After working on StreamStar, I joined Playdom, working on their business intelligence team. There, we had to deal with logs for a different reason: instead of understanding what the different components of our own software were doing, we needed to understand what our players were doing. We needed to understand what drew players into our games, how long they stayed, what they spent money on.
We had a very good set of homegrown tools written by some extremely talented engineers. The problem was, though, that people on game teams would ask us quite natural questions that we couldn’t answer, because the homegrown tools had to be focused on doing specific types of analysis on a handful of prebaked log types to be able to perform well. As I moved out of Playdom’s business intelligence team, they’d just begun overhauling their log infrastructure to be able to do a wider range of analysis (though, I think, still with prebaked log types?); Sumo Logic’s tools, however, will accept whatever lines of text you throw at it, and let you search, parse, and analyze it. No need to spend years of engineering effort to get that benefit (years that a startup can’t afford to spend!): just stick log lines into your software, install a collector, and start querying away.
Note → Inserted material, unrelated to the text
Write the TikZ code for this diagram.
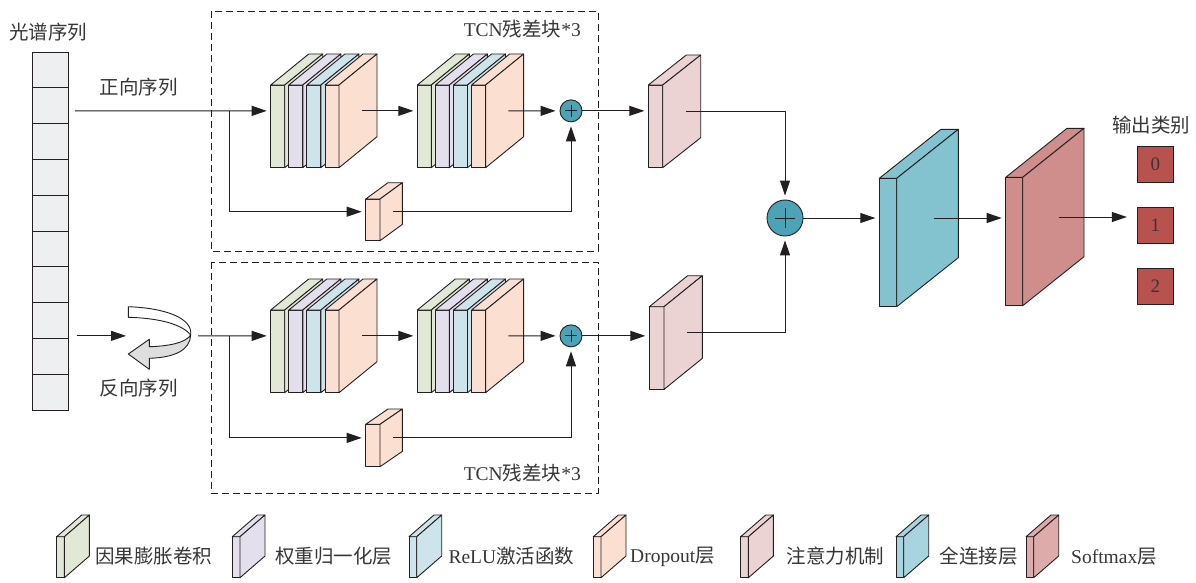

That’s my background; the Sumo Logic founders and some of the other early employees come from a different space, however, namely security. And that means that we’re quite happy to accept and analyze log files generated by third-party software (firewalls, routers, web servers) instead of logs in software that you wrote yourself. In that context, you’re trying to figure out how your systems are being used, and whether and how they’re being misused.
That sort of analysis sometimes looks like the distributed system analysis that I mentioned in my StreamStar example: if there’s a specific security breach that you’re trying to track across systems, it can look a lot like tracking down an anomaly in a distributed system. But there’s also a different sort of analysis, where you’re trying to detect a statistical signal of malicious behavior out of a sea of normal behavior.
The tools that we’re developing for that are rather fascinating. The first one to be released is the “summarize” operator: after using search to pick out a general class of logs, pipe the result through summarize, and Sumo Logic will cluster them for you. You can drill into clusters, teach the system what clusters are interesting and what clusters are expected, and in general work on teasing a signal out of what seems like noise. Useful for unexpected security events; but it’s also useful to just run a scheduled search every hour or every day where you throw all your warning and error logs at summarize to learn how your system’s behavior changes from day to day. (And, believe me, running in AWS, your system’s behavior will change from day to day…)
I mentioned my coworkers above: the thing that sealed the deal with me to join Sumo Logic was meeting all the employees when I interviewed (I ended up becoming the tenth employee) and realizing that I would actively enjoy working with every one of them. Normally, when interviewing even with a good company, there are some people whom I’m looking forward to work with, some I’m indifferent about, some I’m a little unsure about, and then there are all the people whom the people in charge of hiring don’t even trust to throw in front of job candidates. Not so with Sumo Logic: I learn something from Christian and Kumar, the cofounders, every time I talk to them; the other early hires are extremely sharp as well; and we’ve kept a quite high caliber as we’ve (slowly!) expanded since then.
So: if you’re writing a service, want to add logs to understand your software’s behavior and/or your users’ behavior, but don’t want to manage those logs, take a look at us! Or if you’re running lots of servers and want to keep track of what they’re doing, we can help with that, too! You can get a free demo account if you want to play around with the product on canned data, or sign up for a free trial if you want to feed in your own data.
Or, if you’re a programmer who likes to work with large amounts of data or distributed systems or is curious about Scala, we’re hiring! (We’re hiring for non-engineering positions, too.) I had my one-year anniversary a couple of weeks ago; it’s been a great year, I’m looking forward to many more great years.
This post has not been revised since publication.